Si on doit reconnaître le droit de ne pas être systématiquement d'accord avec le Premier ministre, il faut admettre que les Burkinabè le jugent assez hâtivement. Sans doute que les souvenirs des toutes récentes manifestations sont encore vivaces dans les esprits. C'est dire que le lieutenant-colonel Isaac Zida n'aura pas de temps de grâce. Lui-même ayant contribué à offrir le bâton dont certains n'hésiteront à se servir pour le battre quand il disait le 31 octobre dernier que «désormais toutes les décisions seront prises ici à la place de la Révolution» et que «le peuple aura son mot à dire; si vous n'êtes pas d'accord, on change». Avait-il conclu. Va-t-il changer, parce que le «peuple n'est pas d'accord» avec la nomination de certains de ses ministres?
Deux solutions s'offrent au Premier ministre et à son président de transition. Soit ils acceptent et obligent le ou les ministres contestés à la démission, ou bien, ils font la sourde oreille et les maintiennent. S'ils accèdent à la demande de ceux qui veulent le départ d'Adama Sagnon, ils auront respecté leurs engagements vis-à-vis du peuple qui les a portés aux plus hautes responsabilités de la période de transition. Ainsi, ils restent en phase avec les aspirations de cette frange de la population. S'ils n'acceptent pas et maintiennent le statuquo, ils auront fait usage d'autorité. Faisant ainsi savoir que l'homme idéal n'existe pas et que par conséquent, il va falloir composer d'une manière ou d'une autre avec les Burkinabè qui ont, d'une manière ou d'une autre, eu affaire au régime de Blaise Compaoré. Adama Sagnon n'est peut-être pas le «bon cheval» en ce moment, mais toujours est-il que les Burkinabè doivent apprendre à tourner rapidement la page.
Cette épreuve de contestation, qui vient s'ajouter à celles qui ont eu lieu à l'occasion de la désignation des membres des différentes structures devant être représentées au Conseil national de transition, illustre à souhait, que le Premier ministre et le président de la transition n'auront pas la tâche facile. Si les uns leur mettront inéluctablement les bâtons dans les roues, pour ensuite dire après qu'ils ont échoué, les autres, au prix de leurs intérêts personnels, ne feront rien de bon pour qu'ils réussissent leur mission. Alors que ce sont les mêmes qui les ont poussés à prendre leurs responsabilités et à assumer les plus hautes fonctions de la transition.

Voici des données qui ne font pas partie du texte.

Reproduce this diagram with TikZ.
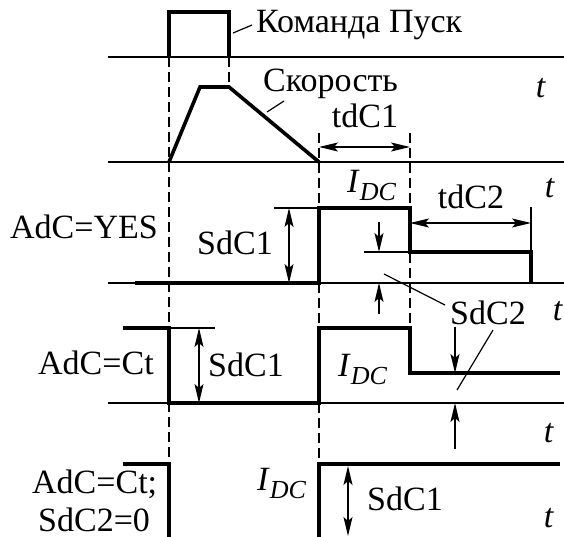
\documentclass[tikz,border=0pt]{standalone}
\usepackage{fontspec}
\setmainfont{Liberation Serif}
\newfontfamily\tnr{Liberation Serif}
\usetikzlibrary{arrows.meta, positioning}
\tikzset{
    axis/.style = {line width=1.2pt}, % thin time axis of every row
    sig/.style = {line width=3.6pt, line join=miter}, % the signal itself
    guide/.style = {line width=1.3pt, dash pattern=on 10pt off 5pt},
    aux/.style = {line width=1.2pt}, % extension and leader lines
    tipA/.tip = {Stealth[length=19pt, width=9pt, inset=4pt]},
    dim/.style = {aux, tipA-tipA},
    ptr/.style = {aux, -tipA},
    lbl/.style = {inner sep=0pt, font=\tnr\fontsize{34}{38}\selectfont}
}
\newcommand{\Idc}{\textit{I}\raisebox{-8pt}{\fontsize{26}{26}\selectfont\textit{DC}}}

\begin{document}
\begin{tikzpicture}[x=1pt, y=-1pt]
\useasboundingbox (0,0) rectangle (564,537);
% time axes
\foreach \yy in {57, 162, 283, 403}
    \draw[axis] (108,\yy) -- (564,\yy);
% dashed guides
\draw[guide] (169,57) -- (169,464);
\draw[guide] (229,57) -- (229,87);
\draw[guide] (319,133) -- (319,464);
\draw[guide] (410,133) -- (410,328);
% start command and speed
\draw[sig] (169,57) -- (169,12) -- (229,12) -- (229,57);
\draw[sig] (169,162) -- (200,87) -- (229,87) -- (319,162);
% AdC=YES
\draw[sig] (135,283) -- (319,283) -- (319,208) -- (410,208) -- (410,252) -- (531,252) -- (531,283);
% AdC=Ct
\draw[sig] (123,328) -- (169,328) -- (169,403) -- (319,403) -- (319,328) -- (410,328) -- (410,373) -- (560,373);
% AdC=Ct; SdC2=0
\draw[sig] (123,464) -- (169,464) -- (169,537);
\draw[sig] (319,537) -- (319,464) -- (560,464);
% extension lines
\draw[aux] (274,208) -- (319,208);
\draw[aux] (531,207) -- (531,252);
\draw[aux] (364,252) -- (410,252);
\draw[aux] (169,328) -- (215,328);
% labels
\node[lbl, anchor=base west] (cmd) at (256,33) {Команда Пуск};
\node[lbl, anchor=base west] (spd) at (263,92) {Скорость};
\node[lbl, anchor=base] (td1) at (365,128) {tdC1};
\node[lbl, anchor=base] (td2) at (471,208) {tdC2};
\node[lbl, anchor=base west] (yes) at (10,238) {AdC=YES};
\node[lbl, anchor=base west] (ct) at (38,374) {AdC=Ct};
\node[lbl, anchor=base west] (ct0) at (32,493) {AdC=Ct;};
\node[lbl, anchor=base west] (sd0) at (38,531) {SdC2=0};
\node[lbl, anchor=base west] (s1a) at (197,254) {SdC1};
\node[lbl, anchor=base west] (s1b) at (208,376) {SdC1};
\node[lbl, anchor=base west] (s1c) at (367,510) {SdC1};
\node[lbl, anchor=base west] (s2) at (450,324) {SdC2};
\node[lbl, anchor=base west] (ida) at (347,193) {\Idc};
\node[lbl, anchor=base west] (idb) at (338,376) {\Idc};
\node[lbl, anchor=base west] (idc) at (257,490) {\Idc};
\node[lbl, anchor=base] (t1) at (541,98) {\textit{t}};
\node[lbl, anchor=base] (t2) at (550,197) {\textit{t}};
\node[lbl, anchor=base] (t3) at (558,320) {\textit{t}};
\node[lbl, anchor=base] (t4) at (549,442) {\textit{t}};
\node[lbl, anchor=base] (t5) at (549,527) {\textit{t}};
% leaders
\draw[aux] (233,33) -- (252,25);
\draw[aux] (267,112) -- (284,101);
\draw[aux] (384,274) -- (445,305);
\draw[aux] (493,330) -- (457,390);
% dimension arrows
\draw[dim] (319,147) -- (410,147);
\draw[dim] (410,223) -- (531,223);
\draw[dim] (289,208) -- (289,283);
\draw[dim] (199,328) -- (199,403);
\draw[dim] (348,466) -- (348,536);
\draw[ptr] (379,222) -- (379,252);
\draw[ptr] (379,314) -- (379,283);
\draw[ptr] (455,327) -- (455,373);
\draw[ptr] (455,449) -- (455,403);
\end{tikzpicture}
\end{document}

Aussi, Isaac Zida et son «patronde président» ont intérêt à maintenir le cap, tout en prenant en compte les aspirations du peuple qui les a investis. Autrement dit, il y aura des moments où il faut s'expliquer publiquement pour ne pas donner l'impression qu'on en fait à sa tête. Mais qu'en réalité, il y a des contingences. Car, la gestion du pouvoir à un niveau aussi élevé n'est pas comparable à celle d'une Organisation de la société civile ou d'un parti politique dont les membres de certains ne suffisent pas à remplir une cabine téléphonique. Dans tous les cas, l'essentiel est d'arriver sain et sauf aux prochaines élections générales. Puisque, en vérité, en une année, on ne peut pas satisfaire toutes les préoccupations.